A look at Idaho’s trends in license sales suggests a different dynamic. With more people moving to Idaho, there are more residents purchasing big game tags. This is making non-resident tags harder to come by. Regardless, these data suggest successfully acquiring a big game tag will remain a difficult task.

For many people, getting outside with family and friends is the primary measure of a successful hunt. My youngest son shot his first turkey, ruffed grouse, sage grouse, and duck this year. Each of these outings brought me as much joy as any bird hunt I have been part of over the last twenty years. Hunting trips force people to disconnect from technology and talk around camp. Given all the bad news in 2020, having discussions with friends rather than accessing Facebook or newsfeeds has been an unexpected benefit of this year’s hunting trips.

Although the nice weather might have reduced the number of big game animals I saw, it made the process of hunting more enjoyable. Camping, traversing hills and hiking ridges looking for deer and elk is much more pleasant in the sun rather than in the mud and snow. The lack of wind and rain meant the fall foliage persisted longer than normal so many hunting trips occurred when the canyons were still colorful.

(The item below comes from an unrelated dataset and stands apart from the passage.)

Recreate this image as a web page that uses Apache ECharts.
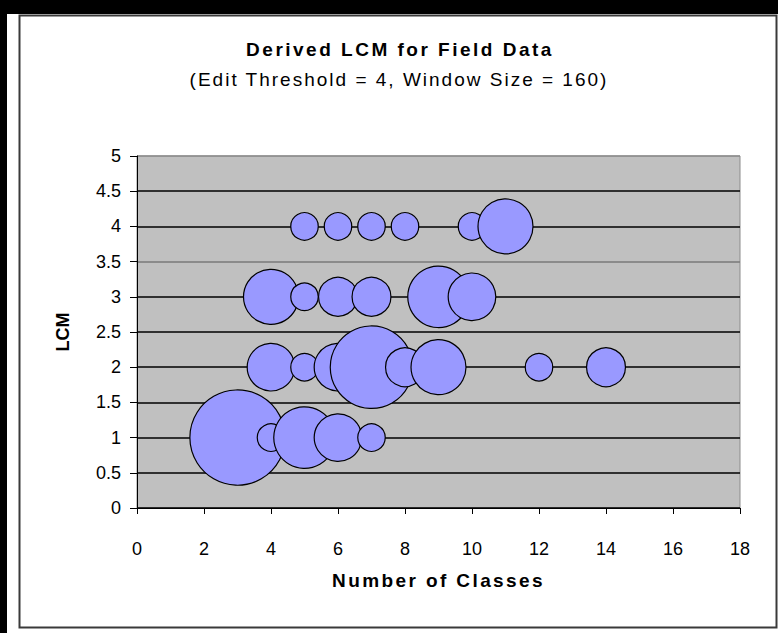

Given the lack of clouds, it has been enjoyable to have the time to watch the sky shift from cobalt blue in the early morning to pale blue by the middle of the day.

Many people hike for recreation, and when a hunter doesn’t harvest any game, they still have taken a hike. Finally, I’ll admit that carrying a couple grouse out of the woods is much more agreeable to my aging body than packing out an elk.

Not everyone had a down year in terms of harvest like I did. Some hunters shot the largest deer or elk of their lives. The point is that a successful hunter has a much broader set of experiences than those that occur in the few minutes around when the gun’s safety has been switched off. Hunters find success in the process, pursuit, and harvest associated with hunting. One of the most significant hunter’s traits is they continue to be optimistic that a heavy beamed mule deer or six-point elk lies just over the next ridge. The ability to be optimistic has come in handy this year.